Afterwards, Arteta said:
It was a big win. After the defeat against Liverpool, but the performance that we had, we wanted to come here and play well first, which we did and get the three points because we want to keep the momentum going and I think the team showed today a lot of personality to come and play the way we played, the way we dominated the game and to come away with a win in the end.
And on what it means for our top four chances:
That we have 10 games to go and what we did yesterday or today now it’s irrelevant, it’s what we’re going to do tomorrow, prepare, how we are going to improve the team and play better to win more games and especially more comfortably, because when you are so dominant like we were today, we have to score the second and third one and we’re not there yet.
That is a drum he is going to keep on banging, and why not? What we’ve done has been so interesting, exciting and encouraging, but the moment you start to rest on your laurels, you’re done for. There are still 10 games to go, 30 points to play for, and some really, really difficult games ahead.
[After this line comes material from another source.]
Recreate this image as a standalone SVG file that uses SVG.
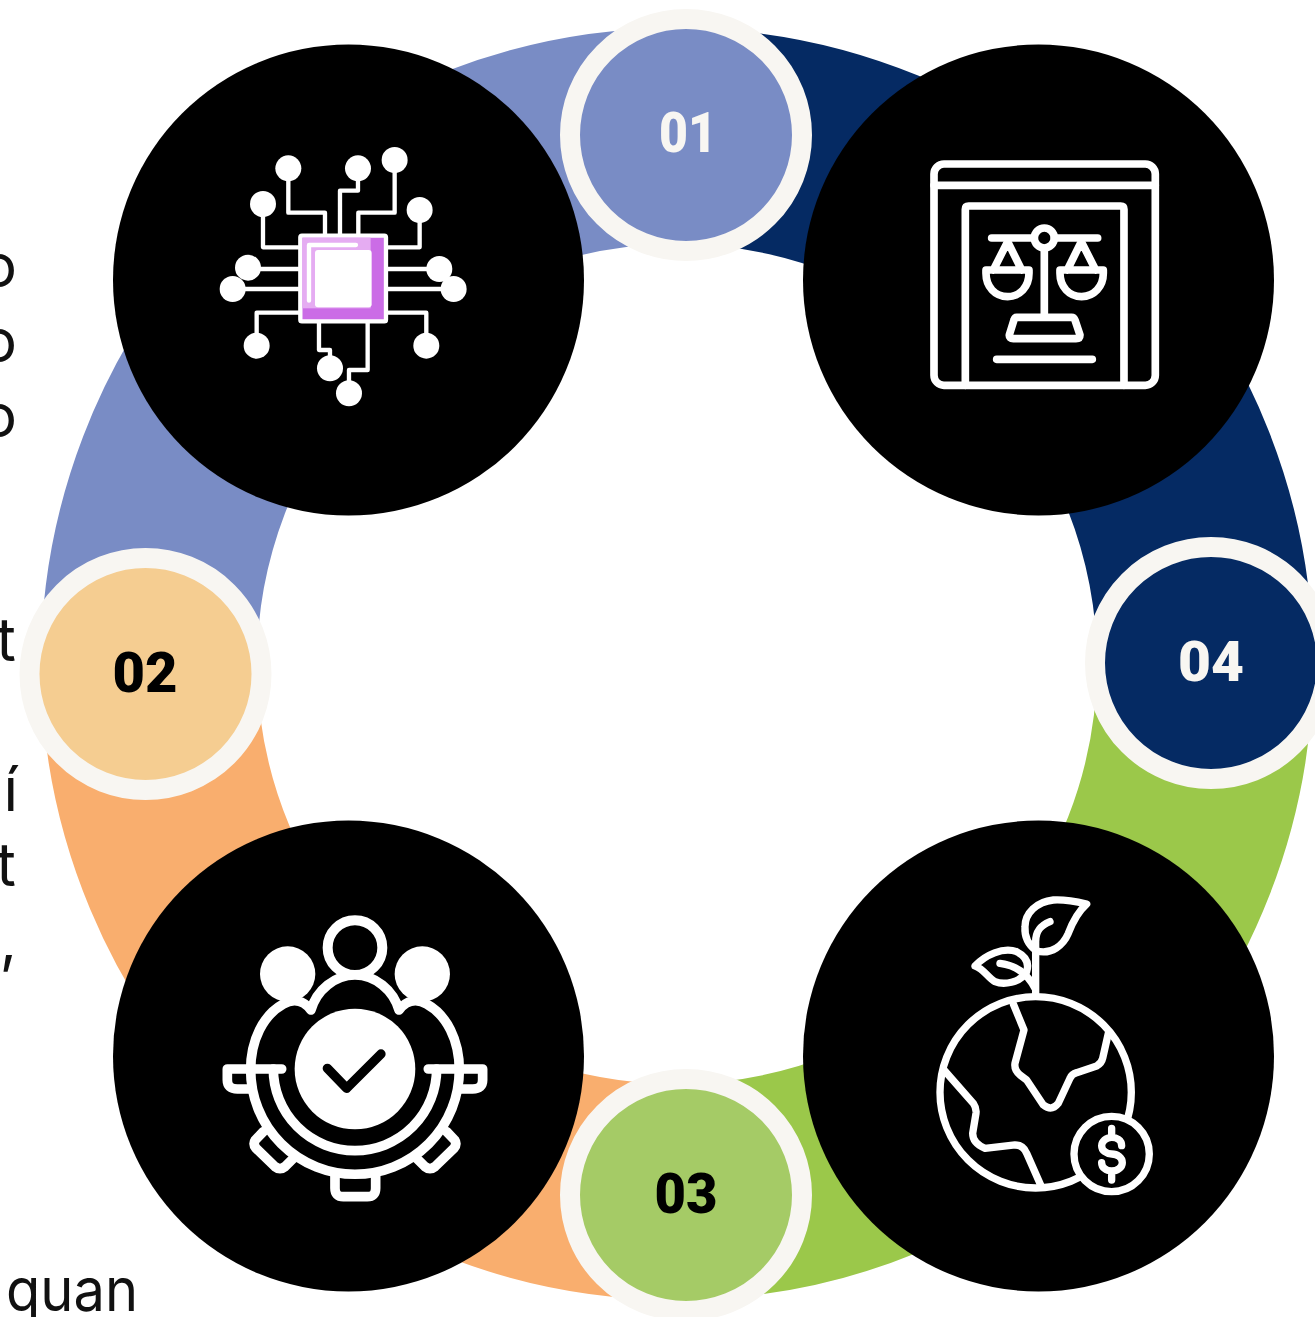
<svg xmlns="http://www.w3.org/2000/svg" width="1315" height="1317" viewBox="0 0 1315 1317">
<style>
.arc{fill:none;stroke-width:216}
.disc{fill:#000}
.badge{stroke:#F8F6F2;stroke-width:20}
.num{font-family:Roboto,"Liberation Sans",sans-serif;font-weight:900;font-size:55px;text-anchor:middle}
.side{font-family:Inter,Roboto,"Noto Sans",sans-serif;font-size:60px;font-weight:400;fill:#111;text-anchor:end}
.ln{fill:none;stroke:#fff;stroke-linecap:round;stroke-linejoin:round}
.dot{fill:#fff}
</style>
<rect width="1315" height="1317" fill="#fff"/>
<g id="side-text">
<text class="side" x="17" y="287">o</text>
<text class="side" x="17" y="362">o</text>
<text class="side" x="17" y="437">o</text>
<text class="side" x="16" y="661">t</text>
<text class="side" x="18" y="811">í</text>
<text class="side" x="16" y="886">t</text>
<text class="side" x="17" y="961">,</text>
<text class="side" x="138" y="1311" textLength="132" lengthAdjust="spacingAndGlyphs">quan</text>
</g>
<g id="connectors">
<path class="arc" stroke="#798CC5" d="M149.1 674A528 528 0 0 1 686 136.1"/>
<path class="arc" stroke="#052A63" d="M686 136.1A528 528 0 0 1 1205 663"/>
<path class="arc" stroke="#9BC84A" d="M1205 663A528 528 0 0 1 686 1191.9"/>
<path class="arc" stroke="#F9AE6E" d="M686 1191.9A528 528 0 0 1 149.1 674"/>
</g>
<g id="node-chip">
<circle class="disc" cx="348.500" cy="280" r="235.500"/>
<g transform="translate(200 130) scale(.3333)">
<path class="ln" stroke-width="13" d="M265 115V248H375V315M189 222V352H295M474 115V182H420V315M584 90V248H475V315M659 240V352H565M144 417H295M98 477H295M718 417H565M761 477H565M170 647V548H295M679 647V548H565M357 575V660H390V715M503 575V720H447V790"/>
<g class="dot"><circle cx="265" cy="115" r="39"/><circle cx="189" cy="222" r="39"/><circle cx="474" cy="115" r="39"/><circle cx="584" cy="90" r="39"/><circle cx="659" cy="240" r="39"/><circle cx="144" cy="413" r="39"/><circle cx="98" cy="477" r="39"/><circle cx="718" cy="417" r="39"/><circle cx="761" cy="477" r="39"/><circle cx="170" cy="647" r="39"/><circle cx="679" cy="647" r="39"/><circle cx="390" cy="715" r="39"/><circle cx="447" cy="790" r="39"/></g>
<rect x="301" y="317" width="257" height="257" rx="5" fill="#CB6CE6" stroke="#fff" stroke-width="13"/>
<rect x="307" y="323" width="205" height="212" fill="#E5ACF2"/>
<rect x="345" y="360" width="170" height="172" rx="9" fill="#fff"/>
<path class="ln" stroke-width="13" d="M327 512V345H468"/>
</g>
</g>
<g id="node-law">
<circle class="disc" cx="1038.500" cy="280" r="235.500"/>
<g transform="translate(910 140) scale(.3333)">
<g class="ln" stroke-width="23">
<rect x="72" y="72" width="664" height="664" rx="30"/>
<path d="M72 136H736M166 736V208Q166 198 176 198H632Q642 198 642 208V736"/>
<circle cx="403" cy="294" r="30"/>
<path d="M245 294H373M433 294H563M403 325V530M320 532H485Q492 532 495 540L510 585Q510 596 498 596H310Q297 596 298 585L312 540Q314 532 320 532ZM260 658H547"/>
<path d="M228 390H357V400C357 440 330 470 293 470C255 470 228 440 228 400ZM250 390L293 305L335 390M450 390H580V400C580 440 552 470 515 470C477 470 450 440 450 400ZM472 390L514 305L557 390"/>
</g>
</g>
</g>
<g id="node-team">
<circle class="disc" cx="348.500" cy="1056" r="235.500"/>
<g transform="translate(210 900) scale(.3333)">
<circle cx="435" cy="143" r="82" fill="none" stroke="#fff" stroke-width="30"/>
<circle class="dot" cx="233" cy="222" r="83"/><circle class="dot" cx="637" cy="222" r="83"/>
<path fill="#000" stroke="#000" stroke-width="14" d="M303 330C320 270 375 225 435 225C495 225 550 270 567 330C590 300 620 295 650 312C710 345 745 420 745 510H125C125 420 160 345 220 312C250 295 280 300 303 330Z"/>
<g class="ln" stroke-width="29">
<path d="M303 330C320 270 375 225 435 225C495 225 550 270 567 330M303 330C280 300 250 295 220 312C160 345 122 420 122 510A313 313 0 0 0 748 510C748 420 710 345 650 312C620 295 590 300 567 330"/>
<path d="M215 507H52V540Q52 567 82 567H118M655 507H818V540Q818 567 788 567H752"/>
<path d="M190 507A245 245 0 0 0 680 507"/>
<path d="M375 825V865Q375 890 400 890H472Q497 890 497 865V825"/>
<path d="M160 695L136 720Q128 732 138 745L195 800Q210 812 225 800L250 775M710 695L734 720Q742 732 732 745L675 800Q660 812 645 800L620 775"/>
</g>
<circle class="dot" cx="435" cy="507" r="181"/>
<path class="ln" style="stroke:#000" stroke-width="28" d="M352 505L410 565L513 462"/>
</g>
</g>
<g id="node-earth">
<circle class="disc" cx="1038.500" cy="1056" r="235.500"/>
<g transform="translate(920 880) scale(.3333)">
<g class="ln" stroke-width="22">
<circle cx="347" cy="637" r="287"/>
<path d="M280 372L312 450L285 550Q282 570 300 585L320 600L370 675Q395 695 415 670L450 595Q455 582 470 578L530 558Q545 550 548 535L565 460"/>
<path d="M72 570L160 670Q170 685 168 700L158 760Q158 790 195 805L285 795Q310 795 320 820L362 915"/>
<path d="M347 345V185C347 150 365 135 390 125"/>
<path d="M500 72C470 65 430 58 400 60C350 65 315 100 315 140C313 170 325 195 350 213C395 225 430 195 445 160C460 120 480 90 500 72Z"/>
<path d="M165 258C195 225 250 200 290 215C320 230 328 250 320 275C300 310 250 315 225 305C205 295 190 265 165 258Z"/>
<path d="M240 250C280 255 320 275 345 325"/>
</g>
<circle cx="575" cy="822" r="113" fill="#000" stroke="#fff" stroke-width="22"/>
<path class="ln" stroke-width="22" d="M605 797C605 780 590 772 575 772C558 772 545 785 545 797C545 812 560 822 575 822C592 822 607 832 607 848C607 862 592 873 575 873C558 873 545 862 545 848M575 745V772M575 873V900"/>
</g>
</g>
<g id="node-01"><circle class="badge" cx="686" cy="135" r="116" fill="#798CC5"/><text class="num" x="688" y="152" fill="#F8F6F2" textLength="58" lengthAdjust="spacingAndGlyphs">01</text></g>
<g id="node-02"><circle class="badge" cx="145.500" cy="674" r="116" fill="#F5CD91"/><text class="num" x="145" y="692" fill="#000" textLength="65" lengthAdjust="spacingAndGlyphs">02</text></g>
<g id="node-03"><circle class="badge" cx="686" cy="1195" r="116" fill="#A5CB66"/><text class="num" x="686" y="1213" fill="#000" textLength="63" lengthAdjust="spacingAndGlyphs">03</text></g>
<g id="node-04"><circle class="badge" cx="1211" cy="663" r="116" fill="#052A63"/><text class="num" x="1211" y="681" fill="#F8F6F2" textLength="66" lengthAdjust="spacingAndGlyphs">04</text></g>
</svg>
However, when you can go away from home to face a tough side like Villa, do the business, and grind out a big, big win it gives you real hope. The reaction from the players and fans at the final whistle said a lot. They knew how important it was. Not simply to bounce back from the Liverpool defeat and take three points, but what it means in relation to the major quest this season and that is finishing in the top four. So many of these games will be decided by fine margins, and this one was deservedly in our favour.
That makes it 6 wins from the last 7 games, there’s some momentum here, and while the Interlull may feel untimely, I think it will be useful after a hectic, tiring week to take stock and get ready for that final push.
Right, I’ll leave it there for now, back tomorrow with more and an Arsecast Extra with James. Until then.